• _EXERCISE GOAL_:
Quote every line below exactly and skip any picture.

※

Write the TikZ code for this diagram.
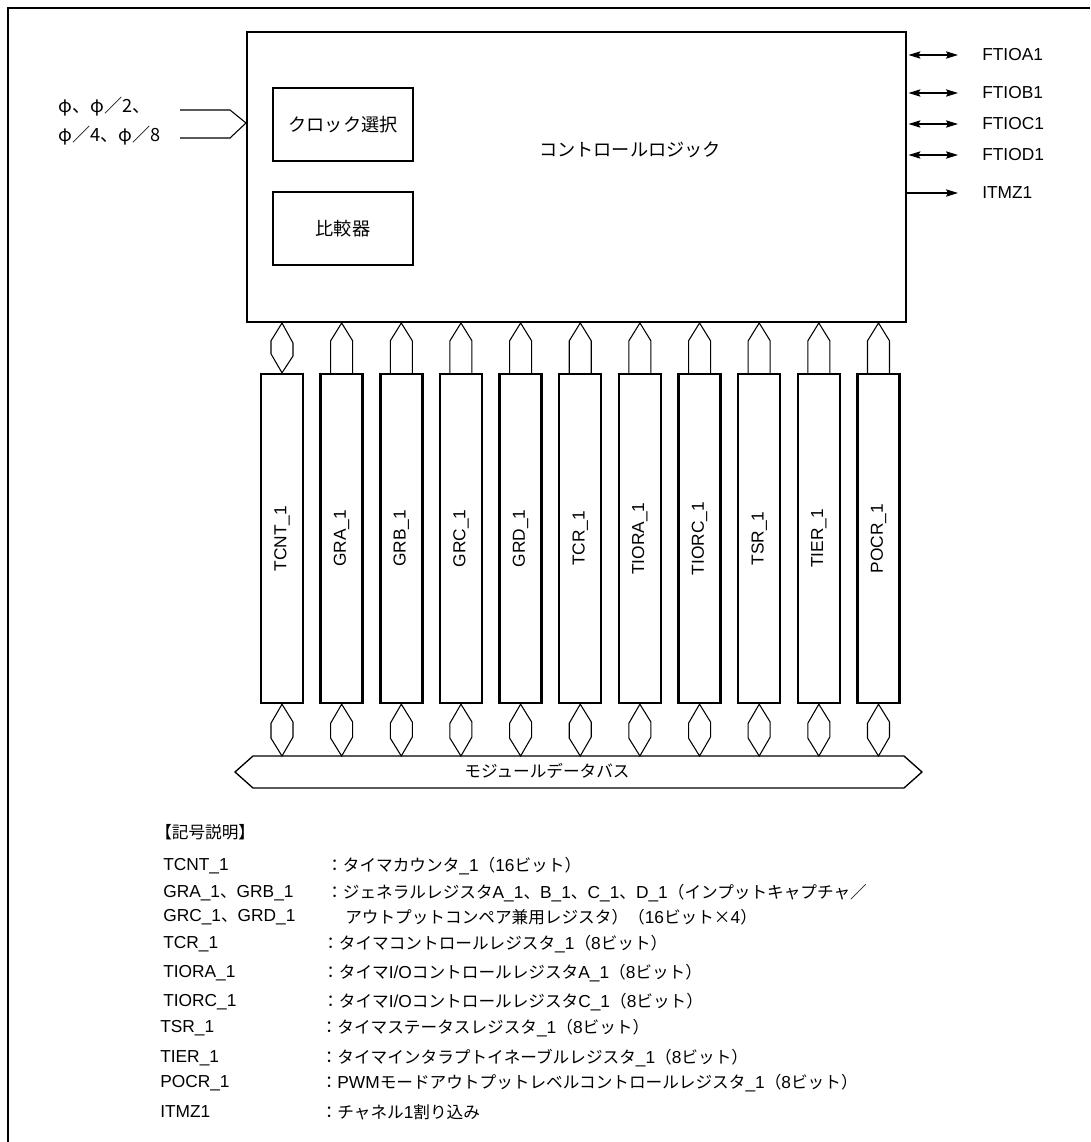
\documentclass[tikz,border=0pt]{standalone}
\usepackage{fontspec}
\setmainfont{Liberation Sans}
\newfontfamily\jpf{Noto Sans CJK JP}[Scale=0.96]
\usetikzlibrary{arrows.meta,calc}
\newcommand{\J}[1]{{\jpf #1}}
\begin{document}
\begin{tikzpicture}[x=0.75pt,y=-0.75pt,
  every node/.style={font=\fontsize{13pt}{15pt}\selectfont},
  big/.style={font=\fontsize{14.2pt}{16pt}\selectfont},
  mainbox/.style={draw,line width=1.5pt,inner sep=0pt},
  subbox/.style={draw,line width=1.2pt,inner sep=0pt,minimum width=105pt,minimum height=54.75pt},
  regbox/.style={draw,line width=1.8pt,inner sep=0pt,minimum width=31.5pt,minimum height=246.75pt},
  conn/.style={draw,line width=0.8pt,line join=miter},
  busline/.style={draw,line width=1pt},
  thinline/.style={draw,line width=0.8pt},
  barr/.style={line width=0.8pt,{Stealth[length=9pt,width=5.5pt,inset=1.5pt]}-{Stealth[length=9pt,width=5.5pt,inset=1.5pt]}},
  sarr/.style={line width=0.8pt,-{Stealth[length=9pt,width=5.5pt,inset=1.5pt]}},
  lab/.style={anchor=west,inner sep=0pt},
  leg/.style={anchor=west,inner sep=0pt}]
\useasboundingbox (0,0) rectangle (1090,1142);
\draw[line width=1.6pt] (8,1142) -- (8,8) -- (1090,8);

% main control logic
\node[mainbox,minimum width=494.25pt,minimum height=217.5pt] (main) at (576.5,177) {};
\node[big] (cl) at (630,150) {\J{コントロールロジック}};
\node[subbox,big] (clk) at (343,124.5) {\J{クロック選択}};
\node[subbox,big] (cmp) at (343,228.5) {\J{比較器}};

% clock inputs
\node[lab,big] (ph1) at (58,107) {\J{φ、φ／2、}};
\node[lab,big] (ph2) at (58,136) {\J{φ／4、φ／8}};
\coordinate (iny) at (0,123);
\coordinate (s1) at (180,110);
\coordinate (s2) at (180,138);
\draw[thinline] (s1) -- (230,110) -- (main.west |- iny);
\draw[thinline] (s2) -- (230,138) -- (main.west |- iny);

% right side signals
\node[lab] (o1) at (982,55) {FTIOA1};
\node[lab] (o2) at (982,93) {FTIOB1};
\node[lab] (o3) at (982,124) {FTIOC1};
\node[lab] (o4) at (982,155) {FTIOD1};
\node[lab] (o5) at (982,193) {ITMZ1};
\foreach \k in {1,2,3,4}{
  \draw[barr,shorten <=1.1pt,shorten >=18pt] (main.east |- o\k.west) -- (o\k.west);
}
\draw[sarr,shorten >=18pt] (main.east |- o5.west) -- (o5.west);

% registers
\foreach \i/\t in {0/TCNT\_1,1/GRA\_1,2/GRB\_1,3/GRC\_1,4/GRD\_1,5/TCR\_1,6/TIORA\_1,7/TIORC\_1,8/TSR\_1,9/TIER\_1,10/POCR\_1}{
  \node[regbox] (r\i) at ({282+59.65*\i},538.5) {\rotatebox{90}{\t}};
}

% bus
\coordinate (bt) at (578,756);
\coordinate (b1) at (253,756);
\coordinate (b2) at (904,756);
\coordinate (b3) at (922,772);
\coordinate (b4) at (904,788);
\coordinate (b5) at (253,788);
\coordinate (b6) at (235,772);
\draw[busline] (b1) -- (b2) -- (b3) -- (b4) -- (b5) -- (b6) -- cycle;
\node (bus) at (547,771) {\J{モジュールデータバス}};

% top connectors
\draw[conn] (r0.north) -- ++(-11,-19) -- ++(0,-13) -- (r0.north |- main.south) -- ++(11,20) -- ++(0,13) -- cycle;
\foreach \i in {1,...,10}{
  \draw[conn] ($(r\i.north)+(-11,0)$) -- ++(0,-32) -- (r\i.north |- main.south) -- ($(r\i.north)+(11,-32)$) -- ++(0,32);
}
% bottom connectors
\foreach \i in {0,...,10}{
  \draw[conn] (r\i.south) -- ++(-11,19) -- ++(0,15) -- (r\i.south |- bt) -- ++(11,-19) -- ++(0,-15) -- cycle;
}

% legend
\node[leg] (lt) at (155,832) {\J{【記号説明】}};
\node[leg] (k1) at (163,866) {TCNT\_1};
\node[leg] (d1) at (326,866) {\J{：タイマカウンタ}\_1\J{（}16\J{ビット）}};
\node[leg] (k2) at (163,893) {GRA\_1\J{、}GRB\_1};
\node[leg] (d2) at (326,893) {\J{：ジェネラルレジスタ}A\_1\J{、}B\_1\J{、}C\_1\J{、}D\_1\J{（インプットキャプチャ／}};
\node[leg] (k3) at (163,917) {GRC\_1\J{、}GRD\_1};
\node[leg] (d3) at (345,917) {\J{アウトプットコンペア兼用レジスタ）（}16\J{ビット×}4\J{）}};
\node[leg] (k4) at (163,944) {TCR\_1};
\node[leg] (d4) at (322,944) {\J{：タイマコントロールレジスタ}\_1\J{（}8\J{ビット）}};
\node[leg] (k5) at (163,973) {TIORA\_1};
\node[leg] (d5) at (322,973) {\J{：タイマ}I/O\J{コントロールレジスタ}A\_1\J{（}8\J{ビット）}};
\node[leg] (k6) at (163,1002) {TIORC\_1};
\node[leg] (d6) at (322,1002) {\J{：タイマ}I/O\J{コントロールレジスタ}C\_1\J{（}8\J{ビット）}};
\node[leg] (k7) at (160,1028) {TSR\_1};
\node[leg] (d7) at (320.5,1028) {\J{：タイマステータスレジスタ}\_1\J{（}8\J{ビット）}};
\node[leg] (k8) at (160,1058) {TIER\_1};
\node[leg] (d8) at (320.5,1058) {\J{：タイマインタラプトイネーブルレジスタ}\_1\J{（}8\J{ビット）}};
\node[leg] (k9) at (160,1083) {POCR\_1};
\node[leg] (d9) at (320.5,1083) {\J{：}PWM\J{モードアウトプットレベルコントロールレジスタ}\_1\J{（}8\J{ビット）}};
\node[leg] (k10) at (160,1112) {ITMZ1};
\node[leg] (d10) at (320.5,1112) {\J{：チャネル}1\J{割り込み}};
\end{tikzpicture}
\end{document}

※

• _WRITTEN SOLUTION_:
Write the TikZ code for this diagram.
\documentclass[tikz,border=0pt]{standalone}
\usepackage{fontspec}
\setmainfont{Liberation Sans}
\newfontfamily\jpf{Noto Sans CJK JP}[Scale=0.96]
\usetikzlibrary{arrows.meta,calc}
\newcommand{\J}[1]{{\jpf #1}}
\begin{document}
\begin{tikzpicture}[x=0.75pt,y=-0.75pt,
  every node/.style={font=\fontsize{13pt}{15pt}\selectfont},
  big/.style={font=\fontsize{14.2pt}{16pt}\selectfont},
  mainbox/.style={draw,line width=1.5pt,inner sep=0pt},
  subbox/.style={draw,line width=1.2pt,inner sep=0pt,minimum width=105pt,minimum height=54.75pt},
  regbox/.style={draw,line width=1.8pt,inner sep=0pt,minimum width=31.5pt,minimum height=246.75pt},
  conn/.style={draw,line width=0.8pt,line join=miter},
  busline/.style={draw,line width=1pt},
  thinline/.style={draw,line width=0.8pt},
  barr/.style={line width=0.8pt,{Stealth[length=9pt,width=5.5pt,inset=1.5pt]}-{Stealth[length=9pt,width=5.5pt,inset=1.5pt]}},
  sarr/.style={line width=0.8pt,-{Stealth[length=9pt,width=5.5pt,inset=1.5pt]}},
  lab/.style={anchor=west,inner sep=0pt},
  leg/.style={anchor=west,inner sep=0pt}]
\useasboundingbox (0,0) rectangle (1090,1142);
\draw[line width=1.6pt] (8,1142) -- (8,8) -- (1090,8);

% main control logic
\node[mainbox,minimum width=494.25pt,minimum height=217.5pt] (main) at (576.5,177) {};
\node[big] (cl) at (630,150) {\J{コントロールロジック}};
\node[subbox,big] (clk) at (343,124.5) {\J{クロック選択}};
\node[subbox,big] (cmp) at (343,228.5) {\J{比較器}};

% clock inputs
\node[lab,big] (ph1) at (58,107) {\J{φ、φ／2、}};
\node[lab,big] (ph2) at (58,136) {\J{φ／4、φ／8}};
\coordinate (iny) at (0,123);
\coordinate (s1) at (180,110);
\coordinate (s2) at (180,138);
\draw[thinline] (s1) -- (230,110) -- (main.west |- iny);
\draw[thinline] (s2) -- (230,138) -- (main.west |- iny);

% right side signals
\node[lab] (o1) at (982,55) {FTIOA1};
\node[lab] (o2) at (982,93) {FTIOB1};
\node[lab] (o3) at (982,124) {FTIOC1};
\node[lab] (o4) at (982,155) {FTIOD1};
\node[lab] (o5) at (982,193) {ITMZ1};
\foreach \k in {1,2,3,4}{
  \draw[barr,shorten <=1.1pt,shorten >=18pt] (main.east |- o\k.west) -- (o\k.west);
}
\draw[sarr,shorten >=18pt] (main.east |- o5.west) -- (o5.west);

% registers
\foreach \i/\t in {0/TCNT\_1,1/GRA\_1,2/GRB\_1,3/GRC\_1,4/GRD\_1,5/TCR\_1,6/TIORA\_1,7/TIORC\_1,8/TSR\_1,9/TIER\_1,10/POCR\_1}{
  \node[regbox] (r\i) at ({282+59.65*\i},538.5) {\rotatebox{90}{\t}};
}

% bus
\coordinate (bt) at (578,756);
\coordinate (b1) at (253,756);
\coordinate (b2) at (904,756);
\coordinate (b3) at (922,772);
\coordinate (b4) at (904,788);
\coordinate (b5) at (253,788);
\coordinate (b6) at (235,772);
\draw[busline] (b1) -- (b2) -- (b3) -- (b4) -- (b5) -- (b6) -- cycle;
\node (bus) at (547,771) {\J{モジュールデータバス}};

% top connectors
\draw[conn] (r0.north) -- ++(-11,-19) -- ++(0,-13) -- (r0.north |- main.south) -- ++(11,20) -- ++(0,13) -- cycle;
\foreach \i in {1,...,10}{
  \draw[conn] ($(r\i.north)+(-11,0)$) -- ++(0,-32) -- (r\i.north |- main.south) -- ($(r\i.north)+(11,-32)$) -- ++(0,32);
}
% bottom connectors
\foreach \i in {0,...,10}{
  \draw[conn] (r\i.south) -- ++(-11,19) -- ++(0,15) -- (r\i.south |- bt) -- ++(11,-19) -- ++(0,-15) -- cycle;
}

% legend
\node[leg] (lt) at (155,832) {\J{【記号説明】}};
\node[leg] (k1) at (163,866) {TCNT\_1};
\node[leg] (d1) at (326,866) {\J{：タイマカウンタ}\_1\J{（}16\J{ビット）}};
\node[leg] (k2) at (163,893) {GRA\_1\J{、}GRB\_1};
\node[leg] (d2) at (326,893) {\J{：ジェネラルレジスタ}A\_1\J{、}B\_1\J{、}C\_1\J{、}D\_1\J{（インプットキャプチャ／}};
\node[leg] (k3) at (163,917) {GRC\_1\J{、}GRD\_1};
\node[leg] (d3) at (345,917) {\J{アウトプットコンペア兼用レジスタ）（}16\J{ビット×}4\J{）}};
\node[leg] (k4) at (163,944) {TCR\_1};
\node[leg] (d4) at (322,944) {\J{：タイマコントロールレジスタ}\_1\J{（}8\J{ビット）}};
\node[leg] (k5) at (163,973) {TIORA\_1};
\node[leg] (d5) at (322,973) {\J{：タイマ}I/O\J{コントロールレジスタ}A\_1\J{（}8\J{ビット）}};
\node[leg] (k6) at (163,1002) {TIORC\_1};
\node[leg] (d6) at (322,1002) {\J{：タイマ}I/O\J{コントロールレジスタ}C\_1\J{（}8\J{ビット）}};
\node[leg] (k7) at (160,1028) {TSR\_1};
\node[leg] (d7) at (320.5,1028) {\J{：タイマステータスレジスタ}\_1\J{（}8\J{ビット）}};
\node[leg] (k8) at (160,1058) {TIER\_1};
\node[leg] (d8) at (320.5,1058) {\J{：タイマインタラプトイネーブルレジスタ}\_1\J{（}8\J{ビット）}};
\node[leg] (k9) at (160,1083) {POCR\_1};
\node[leg] (d9) at (320.5,1083) {\J{：}PWM\J{モードアウトプットレベルコントロールレジスタ}\_1\J{（}8\J{ビット）}};
\node[leg] (k10) at (160,1112) {ITMZ1};
\node[leg] (d10) at (320.5,1112) {\J{：チャネル}1\J{割り込み}};
\end{tikzpicture}
\end{document}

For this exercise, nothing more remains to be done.